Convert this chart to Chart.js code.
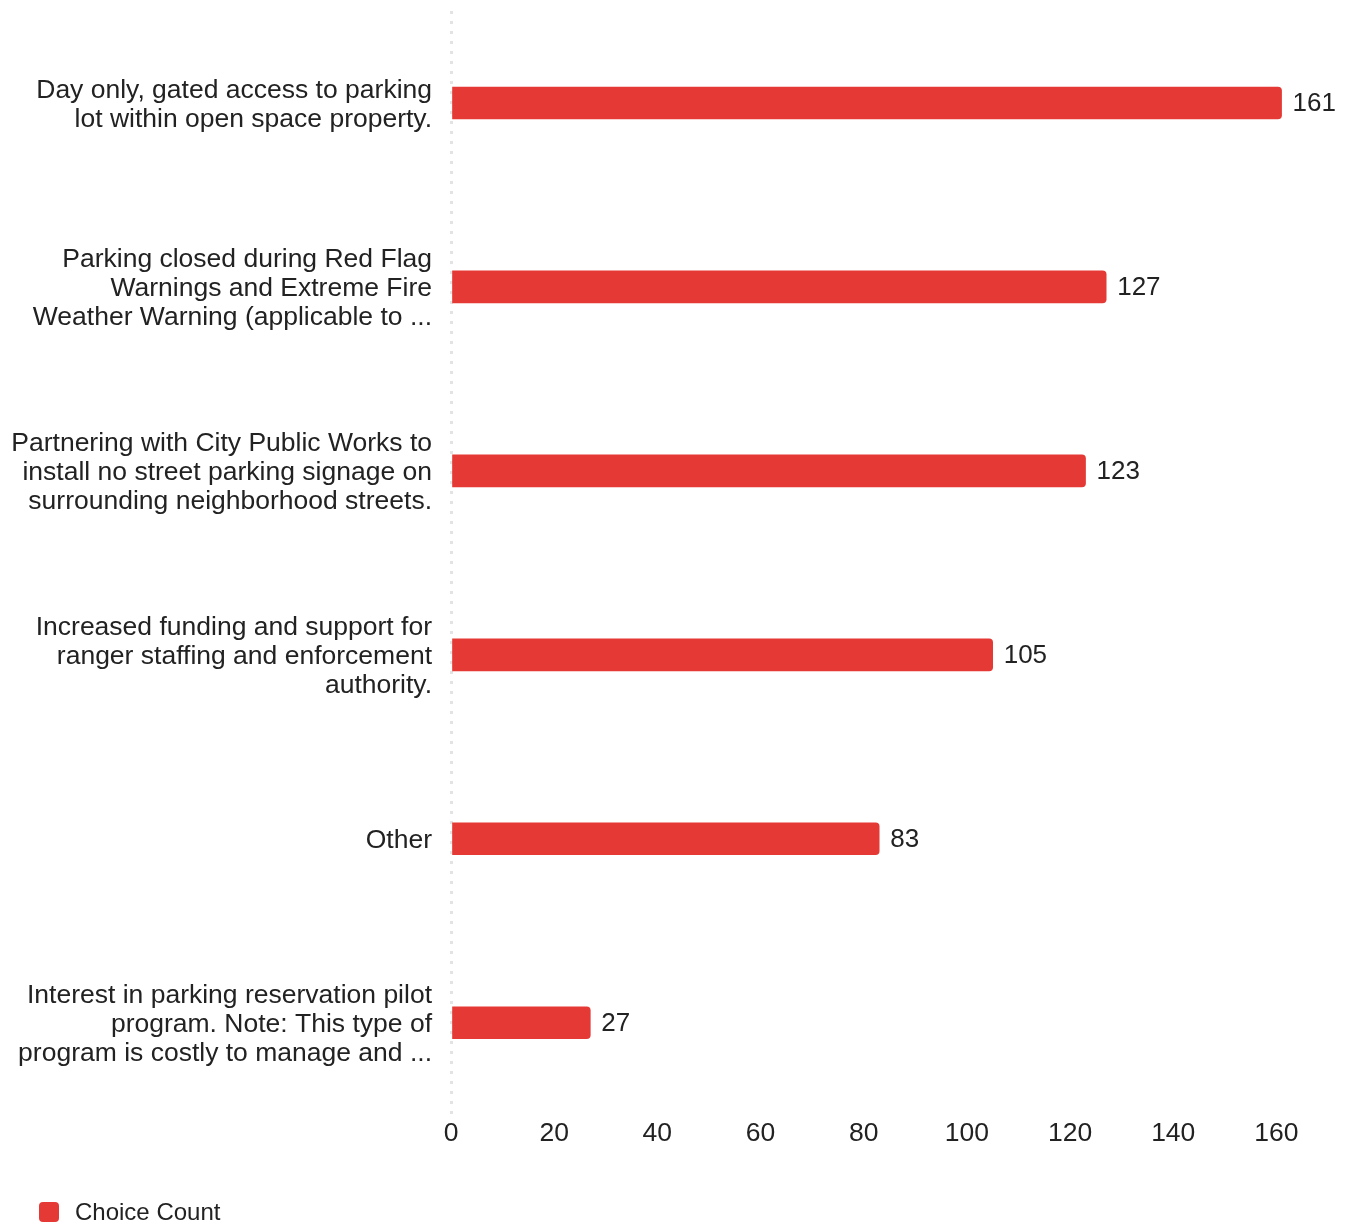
<!DOCTYPE html>
<html lang="en">
<head>
    <meta charset="UTF-8">
    <title>Choice Count</title>
    <script src="https://cdn.jsdelivr.net/npm/chart.js"></script>
    <style>
        html, body { margin: 0; padding: 0; background: #ffffff; }
        #wrap { width: 1346px; height: 1224px; position: relative; }
        .legend {
            position: absolute;
            left: 39px;
            top: 1198px;
            display: flex;
            align-items: center;
            font-family: 'Liberation Sans', Arial, Helvetica, sans-serif;
            font-size: 24px;
            color: #222;
        }
        .legend .box {
            width: 20px;
            height: 20px;
            border-radius: 4px;
            margin-right: 16px;
        }
    </style>
</head>
<body>
<div id="wrap">
    <canvas id="chart"></canvas>
    <div class="legend" id="legend"></div>
</div>
<script>
    // categories (wrapped the same way as the source labels)
    const categories = [
        ['Day only, gated access to parking', 'lot within open space property.'],
        ['Parking closed during Red Flag', 'Warnings and Extreme Fire', 'Weather Warning (applicable to ...'],
        ['Partnering with City Public Works to', 'install no street parking signage on', 'surrounding neighborhood streets.'],
        ['Increased funding and support for', 'ranger staffing and enforcement', 'authority.'],
        'Other',
        ['Interest in parking reservation pilot', 'program. Note: This type of', 'program is costly to manage and ...']
    ];
    const choiceCount = [161, 127, 123, 105, 83, 27];
    const xTicks = [0, 20, 40, 60, 80, 100, 120, 140, 160];

    const FONT = "'Liberation Sans', Arial, Helvetica, sans-serif";
    const TEXT = '#222222';
    const RED = '#e53935';

    // value labels at the end of each bar
    const valueLabels = {
        id: 'valueLabels',
        afterDatasetsDraw(chart) {
            const ctx = chart.ctx;
            const meta = chart.getDatasetMeta(0);
            ctx.save();
            ctx.font = '26px ' + FONT;
            ctx.fillStyle = TEXT;
            ctx.textAlign = 'left';
            ctx.textBaseline = 'middle';
            meta.data.forEach((bar, i) => {
                ctx.fillText(String(chart.data.datasets[0].data[i]), bar.x + 11, bar.y + 1);
            });
            ctx.restore();
        }
    };

    const chart = new Chart(document.getElementById('chart'), {
        type: 'bar',
        data: {
            labels: categories,
            datasets: [{
                label: 'Choice Count',
                data: choiceCount,
                backgroundColor: RED,
                borderRadius: 4,
                borderSkipped: 'start',
                barThickness: 32
            }]
        },
        options: {
            indexAxis: 'y',
            responsive: true,
            maintainAspectRatio: false,
            animation: false,
            layout: { padding: { top: 11, right: 18, left: 0, bottom: 71.5 } },
            scales: {
                x: {
                    min: 0,
                    max: 170,
                    afterBuildTicks: (scale) => {
                        scale.ticks = xTicks.map(v => ({ value: v }));
                    },
                    // only the zero line is drawn, dotted
                    grid: {
                        display: true,
                        drawTicks: false,
                        lineWidth: 3,
                        color: (c) => (c.tick && c.tick.value === 0) ? '#e3e3e3' : 'rgba(0,0,0,0)'
                    },
                    border: { display: false, dash: [3, 7] },
                    ticks: {
                        color: TEXT,
                        padding: 3,
                        font: { family: FONT, size: 26.5 }
                    }
                },
                y: {
                    afterFit: (scale) => {
                        scale.width = 451;
                        scale.paddingTop = 0;
                        scale.paddingBottom = 0;
                    },
                    grid: { display: false, drawTicks: false },
                    border: { display: false },
                    ticks: {
                        color: TEXT,
                        padding: 19,
                        labelOffset: 2,
                        font: { family: FONT, size: 26.5, lineHeight: 1.094 }
                    }
                }
            },
            plugins: {
                legend: { display: false },
                tooltip: { enabled: false }
            }
        },
        plugins: [valueLabels]
    });

    // legend built from the dataset
    const legend = document.getElementById('legend');
    chart.data.datasets.forEach(ds => {
        const box = document.createElement('span');
        box.className = 'box';
        box.style.background = ds.backgroundColor;
        const label = document.createElement('span');
        label.textContent = ds.label;
        legend.appendChild(box);
        legend.appendChild(label);
    });
</script>
</body>
</html>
= = = = =
Reply with nothing except the number of lines in the listing above that include the string "chart".

9